What I'd like to be able to offer to users is a flat list of "abstract processes" available somewhere in the federation. When the user selects the process and fills in the inputs, a default server is picked based on server load and proximity to data. The interface would allow the user to explicitly override that default choice. I could imagine a Launch button with an optional drop-down menu offering "Launch on A / Launch on B" with icons showing the server load and estimated data transfer time.

dbyrns commented 5 years ago

That was my understanding and it's completely unrelated to the OGC work. Here are the challenges I foresee :

  1. How the aggregator can determine that 2 providers do the same job (currently we cannot register 2 providers having the same name in magpie), maybe by using the GetCapabilities Title?
  2. Choosing the right server is not trivial... load, proximity, etc. these are not available right away and are not part of any standard.
  3. And then we have to rewrite the UI to allow this type of interaction
huard commented 5 years ago
  1. I'd check (server.identifier, process.identifier). We'd find different base URLs, server versions and process versions marching the same ids.
  2. Understood. We could use the number of parallel_processes running, which is stored by PyWPS in a database as a proxy for load, and a simple ping speed times file size as the proxy for download time. Poor choices I'm sure, but sufficient for a proof of concept.
  3. Indeed. If we lack the time in year 1, I'd be happy with a shell-based solution.
dbyrns commented 5 years ago
  1. serveur.identifier is not a WPS thing? But yes the collection of process ids can be considered as a unique identifier, just not very practical.
  2. running processes are meaningless unless you know the hardware available threads, but interesting metrics. Just how to get them? Customizing PyWPS with special route to obtain a "good choice" rating? And handle cases where that route doesn't exist...
  3. Does birdy offer the aggregation of multiple servers or is it a single server wrapper? Could be a good candidate to package 1. and sort the better server using 2.
huard commented 5 years ago
  1. Sorry, its ServiceIdentification/Title or ProviderName in the getCapabilities XML.
  2. What if we time the describeProcess requests and use that to rank servers ? Birdy could launch that in the background every 2-3 minutes and adjust the ranking.
  3. Not yet, it is for the moment a single server wrapper, but adding support for multiple servers would be relatively easy (about a day of work).
dbyrns commented 5 years ago

We are working on a new bird based on the EMS (Execution Management Service) developed in OGC's Testbed14. The main features was a REST interface, dynamic docker application deployment, CWL workflows, monitoring and results retrieval. As an extension of the testbed we are now trying to encapsulate existing WPS 1.0 (and ESGF CWT API) provider processes as EMS applications. This will allow us to offer them as processes in a single list (processes of the EMS) [Point 1]. Birdy could be updated to support also the new REST interface following the next gen OGC WPS-T 2.0 standard [Point 3]. And PAVICS will use it as soon as we can work on it [Also point 3]. As a nice to have, the EMS could implement a logic to determine the best suited process provider when running a job [Point 2].

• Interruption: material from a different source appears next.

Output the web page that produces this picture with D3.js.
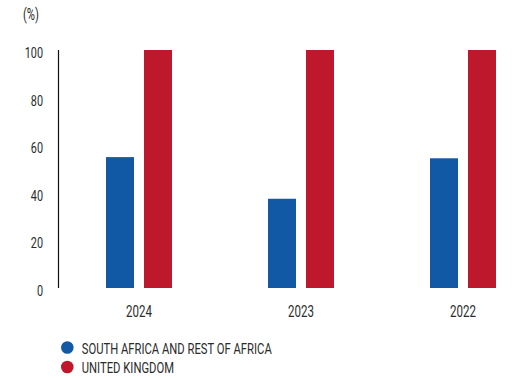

So as you can see we now have a funded project to make that happens!

tomLandry commented 5 years ago

This issue is currently assigned to @lalondma because he has been working on launching Docker containers on ComputeCanada. If we need to take a step back in Architecture before going forward, that's fine but we need to show something late April, early May.

dbyrns commented 5 years ago

The discussion has indeed run over this issue topic. Offering Calcul Canada as typical WPS is still the main issue. The EMS will help the client to choose transparently between the Cloud version of PAVICS and CC only if CC can be exposed in the same manner.